Thanks for answering this question

I won’t be able to answer your question about nonportable barriers without extra code, but to give you just one example, you might have fallen “victim” of the nonstandard support for function early exit on NVidia devices that I alluded to above. Incorrect barrier usage is undefined behaviour in OpenCL, that means the result is unpredictable and hardware-dependent.

Regarding local work size, I think you might have been tricked by the subtle difference between CL_DEVICE_MAX_WORK_ITEM_SIZES and CL_DEVICE_MAX_WORK_GROUP_SIZE (truly a dreadful naming convention).
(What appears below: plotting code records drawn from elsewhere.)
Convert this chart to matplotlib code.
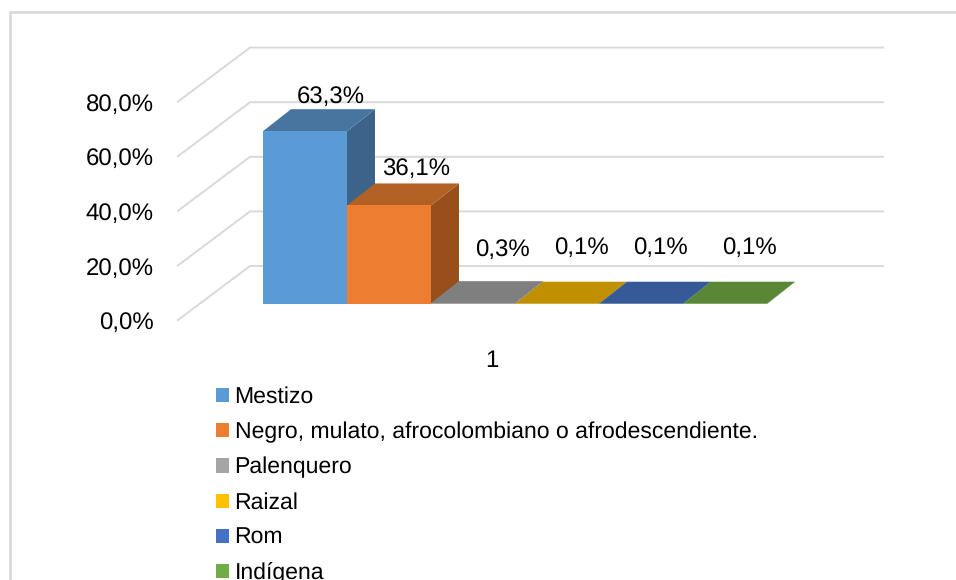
import matplotlib
matplotlib.use('Agg')
from matplotlib import pyplot as plt
from matplotlib.patches import Patch, Polygon
import numpy as np

categories = ['Mestizo', 'Negro, mulato, afrocolombiano o afrodescendiente.',
              'Palenquero', 'Raizal', 'Rom', 'Indígena']
values = [63.3, 36.1, 0.3, 0.1, 0.1, 0.1]
value_labels = ['63,3%', '36,1%', '0,3%', '0,1%', '0,1%', '0,1%']
axis_ticks = [0, 20, 40, 60, 80]
axis_labels = ['0,0%', '20,0%', '40,0%', '60,0%', '80,0%']
group_label = '1'

colors = ['#5B9BD5', '#ED7D31', '#A5A5A5', '#FFC000', '#4472C4', '#70AD47']
top_colors = ['#4775A0', '#B26024', '#7F7F7F', '#C09000', '#355A97', '#5A8736']
side_colors = ['#3C648A', '#97501C', '#6B6B6B', '#A37A00', '#2D4C80', '#4B722E']

# pixel layout of the picture
W, H = 956, 580
BAR_W = 84
X0 = 263
Y0 = 304
PX = 2.73

# depth of the bars and of the walls, in data units
bar_dx = 28 / BAR_W
bar_dy = 22 / PX
wall_dy = 38 / PX
front_dy = -16 / PX
wall_x0 = (250 - X0) / BAR_W
wall_x1 = (883 - X0) / BAR_W
front_x = (178 - X0) / BAR_W

# label nudges (pixels) from the top centre of each bar
label_dx = [26, 27, 29, 24, 19, 24]
label_dy = [34, 37, 53.5, 56, 56, 56]

plt.rcParams['font.family'] = ['Liberation Sans', 'DejaVu Sans']
plt.rcParams['text.hinting'] = 'no_hinting'
plt.rcParams['text.hinting_factor'] = 1
FS = 17
LEGEND_FS = 16.5

fig = plt.figure(figsize=(W / 100, H / 100), dpi=100)
ax = fig.add_axes([0, 0, 1, 1])
ax.set_xlim(-X0 / BAR_W, (W - X0) / BAR_W)
ax.set_ylim((Y0 - H) / PX, Y0 / PX)
ax.axis('off')

# outer frame, only left and top are inside the picture
frame_x = (10.3 - X0) / BAR_W
frame_y = (Y0 - 12.2) / PX
ax.plot([frame_x, frame_x, (W - X0) / BAR_W], [(Y0 - H) / PX, frame_y, frame_y],
        color='#D9D9D9', lw=1.9, solid_joinstyle='miter')

# gridlines on back wall and side wall
for t, lab in zip(axis_ticks, axis_labels):
    ax.plot([front_x, wall_x0, wall_x1], [t + front_dy, t + wall_dy, t + wall_dy],
            color='#D9D9D9', lw=1.4, solid_joinstyle='miter', zorder=1)
    ax.annotate(lab, (front_x, t + front_dy), xytext=(-24, -3), textcoords='offset pixels',
                ha='right', va='center', fontsize=FS, color='black')

x = np.arange(len(values))
ax.bar(x + 0.5, values, width=1, color=colors, zorder=2)
for i, v in enumerate(values):
    top = [(i, v), (i + 1, v), (i + 1 + bar_dx, v + bar_dy), (i + bar_dx, v + bar_dy)]
    side = [(i + 1, 0), (i + 1 + bar_dx, bar_dy), (i + 1 + bar_dx, v + bar_dy), (i + 1, v)]
    ax.add_patch(Polygon(side, closed=True, fc=side_colors[i], ec='none', zorder=1.5 + i * 0.01))
    ax.add_patch(Polygon(top, closed=True, fc=top_colors[i], ec='none', zorder=1.5 + i * 0.01))
    ax.annotate(value_labels[i], (i + 0.5, v), xytext=(label_dx[i], label_dy[i]),
                textcoords='offset pixels', ha='center', va='center',
                fontsize=FS + 0.3, color='black', zorder=5)

ax.text((492 - X0) / BAR_W, (Y0 - 361) / PX, group_label, ha='center', va='center',
        fontsize=FS, color='black')

handles = [Patch(fc=c, ec='none') for c in colors]
ax.legend(handles, categories, loc='upper left',
          bbox_to_anchor=(216 / W, 1 - 386.5 / H), frameon=False, fontsize=LEGEND_FS,
          handlelength=0.57, handleheight=0.57, handletextpad=0.24,
          labelspacing=0.6, borderpad=0, borderaxespad=0)

fig.savefig('out.png', dpi=100)
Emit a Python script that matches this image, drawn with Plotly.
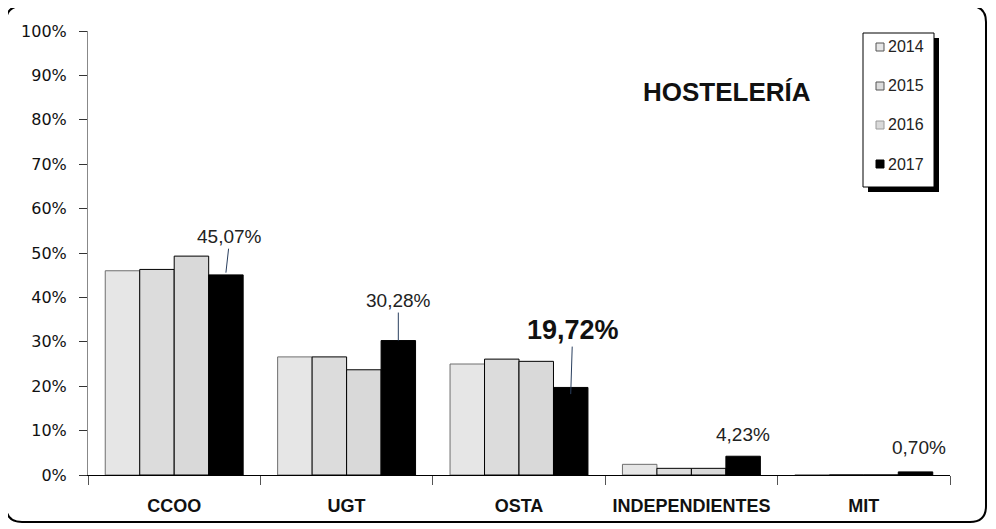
import plotly.graph_objects as go

categories = ["CCOO", "UGT", "OSTA", "INDEPENDIENTES", "MIT"]
years = ["2014", "2015", "2016", "2017"]
v2014 = [46.0, 26.6, 25.0, 2.4, 0.0]
v2015 = [46.3, 26.6, 26.1, 1.5, 0.0]
v2016 = [49.3, 23.7, 25.6, 1.5, 0.0]
v2017 = [45.07, 30.28, 19.72, 4.23, 0.70]
labels2017 = ["45,07%", "30,28%", "19,72%", "4,23%", "0,70%"]
yticks = [0, 10, 20, 30, 40, 50, 60, 70, 80, 90, 100]
yticklabels = [f"{t}%" for t in yticks]

fills = ["#e6e6e6", "#dcdcdc", "#d9d9d9", "#000000"]
edges = ["#6e6e6e", "#000000", "#000000", "#000000"]
series = [v2014, v2015, v2016, v2017]

# page is offset by the 8px body margin
OFF = 8
W, H = 996 - 2 * OFF, 529 - OFF
ml, mr, mt, mb = 80, 38, 23, 54
PL, PT = OFF + ml, OFF + mt          # plot area left/top in page px
pw, ph = W - ml - mr, H - mt - mb
PB = PT + ph

def px2paper(x, y):
    return (x - PL) / pw, (PB - y) / ph

fig = go.Figure()
for i, (yr, vals) in enumerate(zip(years, series)):
    fig.add_trace(go.Bar(
        x=categories, y=vals, name=yr, showlegend=False,
        marker=dict(color=fills[i], line=dict(color=edges[i], width=1)),
    ))

def P(x, y):
    a, b = px2paper(x, y)
    return f"{a:.5f},{b:.5f}"

# rounded outer frame
x0, y0, x1, y1, r = 6, 6, 986, 522, 16
path = (f"M {P(x0+r,y0)} L {P(x1-r,y0)} Q {P(x1,y0)} {P(x1,y0+r)} "
        f"L {P(x1,y1-r)} Q {P(x1,y1)} {P(x1-r,y1)} L {P(x0+r,y1)} "
        f"Q {P(x0,y1)} {P(x0,y1-r)} L {P(x0,y0+r)} Q {P(x0,y0)} {P(x0+r,y0)} Z")
shapes = [dict(type="path", xref="paper", yref="paper", path=path,
               line=dict(color="black", width=2), layer="below")]

def rect_px(xa, ya, xb, yb, **kw):
    a0, b0 = px2paper(xa, ya)
    a1, b1 = px2paper(xb, yb)
    d = dict(type="rect", xref="paper", yref="paper", x0=a0, x1=a1, y0=b1, y1=b0)
    d.update(kw)
    return d

# legend box with shadow
lx0, ly0, lx1, ly1 = 863, 33, 934, 187
shapes.append(rect_px(lx0 + 5, ly0 + 5, lx1 + 5, ly1 + 5, fillcolor="black",
                      line=dict(width=0), layer="above"))
shapes.append(rect_px(lx0, ly0, lx1, ly1, fillcolor="white",
                      line=dict(color="black", width=1), layer="above"))

anns = []
leg_y = [47, 86, 125, 164]
leg_edges = ["#555555", "#555555", "#9a9a9a", "#000000"]
for i, yr in enumerate(years):
    cy = leg_y[i]
    shapes.append(rect_px(876, cy - 4, 884, cy + 4, fillcolor=fills[i],
                          line=dict(color=leg_edges[i], width=1), layer="above"))
    lx, ly = px2paper(886, cy)
    anns.append(dict(xref="paper", yref="paper", x=lx, y=ly, xanchor="left", yanchor="middle",
                     text=yr, showarrow=False,
                     font=dict(family="Liberation Sans, Arial", size=16, color="#222")))

barw = pw / len(categories) * 0.8 / 4
shift = 1.5 * barw
NARROW = "Liberation Sans Narrow, Liberation Sans, Arial"
label_font = dict(family=NARROW, size=19, color="#222")
anns.append(dict(x=categories[0], y=v2017[0] + 0.5, xshift=shift, text=labels2017[0],
                 showarrow=True, arrowhead=0, arrowwidth=1, ax=4, ay=-36, font=label_font))
anns.append(dict(x=categories[1], y=v2017[1], xshift=shift, text=labels2017[1],
                 showarrow=True, arrowhead=0, arrowwidth=1, ax=0, ay=-40, font=label_font))
anns.append(dict(x=categories[2], y=v2017[2] - 1.5, xshift=shift, text=labels2017[2],
                 showarrow=True, arrowhead=0, arrowwidth=1, ax=2, ay=-64,
                 font=dict(family=NARROW, size=27, color="#111", weight="bold")))
anns.append(dict(x=categories[3], y=v2017[3], xshift=shift, text=labels2017[3],
                 showarrow=False, yanchor="bottom", yshift=9, font=label_font))
anns.append(dict(x=categories[4], y=v2017[4], xshift=shift + 3, text=labels2017[4],
                 showarrow=False, yanchor="bottom", yshift=12, font=label_font))
tx, ty = px2paper(727, 92)
anns.append(dict(xref="paper", yref="paper", x=tx, y=ty, xanchor="center", yanchor="middle",
                 text="<b>HOSTELERÍA</b>", showarrow=False,
                 font=dict(family=NARROW, size=26, color="#111")))

fig.update_layout(
    width=W, height=H,
    margin=dict(l=ml, r=mr, t=mt, b=mb, pad=0),
    paper_bgcolor="white", plot_bgcolor="white",
    barmode="group", bargap=0.2, bargroupgap=0,
    shapes=shapes, annotations=anns, showlegend=False,
    xaxis=dict(type="category", showline=True, linecolor="black", linewidth=1,
               ticks="outside", tickson="boundaries", ticklen=9, tickcolor="#555",
               ticklabelstandoff=14,
               tickfont=dict(family=NARROW, size=18, color="#111", weight="bold"),
               showgrid=False),
    yaxis=dict(range=[0, 100], tickvals=yticks, ticktext=yticklabels, showline=True,
               linecolor="#888", linewidth=1, ticks="outside", ticklen=8, tickcolor="#333",
               ticklabelstandoff=9,
               tickfont=dict(family="DejaVu Sans, Verdana", size=16, color="#111"),
               showgrid=False, zeroline=False),
    font=dict(family="Liberation Sans, Arial"),
)
fig.write_html("out.html")
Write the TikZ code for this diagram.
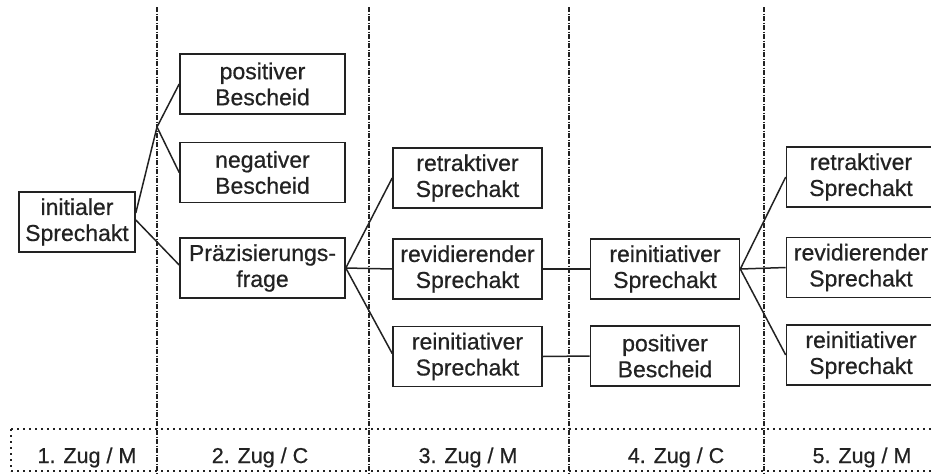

The first one tells you how many work-items you can have on each side of a work-group (e.g. if it is {256, 256, 256}, you cannot use a local work size of {257, 1, 1}, because the first local work size dimension is too large). The second one tells you how many items you can have in a work group overall (e.g. if it is 256, you cannot have a local work size of {256, 2, 1}, because that’s 512 work items overall).

Regarding your last question about CL_KERNEL_COMPILE_WORK_GROUP_SIZE, I have no idea what is going on here. Just as a sanity check, have you looked at the return value of clGetKernelWorkGroupInfo?